As technology becomes more affordable and school budgets are slashed, many districts are turning to paperless classrooms that rely on document scanning as a means to both save money and better engage students. Given the amount of paper documents most schools distribute and take in on a regular basis, the idea of managing those documents electronically and ensuring nothing goes missing can be quite valuable.
To that end, more school districts are now moving in this direction, with the Aiken County Public School District in South Carolina recently moving to store human resources documents and financial information in a document management system. This is the sixth-largest school district in the Palmetto State, with some 1,500 teachers, 1,800-plus additional employees, and more than 24,000 students spread across 40 schools.
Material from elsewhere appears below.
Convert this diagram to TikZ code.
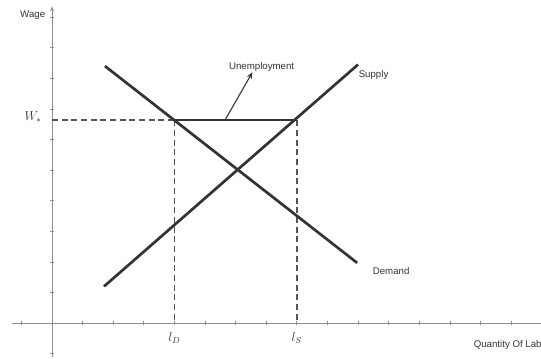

It believes the move will help set up necessary workflows that boost efficiency and cut costs on an ongoing basis.
Specifically, the system will help the school district create better workflows to help it monitor who accesses documents, archive important records, and store all forms and other documents related to its thousands of employees. As a result, the district will be able to manage these crucial documents with an entirely paperless process.
A similar effort
Meanwhile, in Texas, the Amarillo Independent School District recently implemented a paperless document management system that will allow parents to register their kids for the 2017-18 school year online, according to the Amarillo Globe-News. Prior to the implementation, which was first rolled out for high school and then middle school students only, parents had to physically go to a school or other location for registration, with myriad forms in hand.
Now, even if people still want to go to schools for in-person registration – for whatever reason – they won't need to have physical copies of any forms in hand, and the process will likely go much faster.
"If someone is struggling with our form, they can come to registration and we have staff that will try to help them if they're having trouble in a certain area," AISD communications director Holly Shelton, told the newspaper.
The more schools can do to examine their options for document management and scanning, the better off they're likely to be in the long run. However, a crucial part of this process may be just how remote capture capabilities – which give employees more power to scan documents themselves regardless of their locations – will help this process.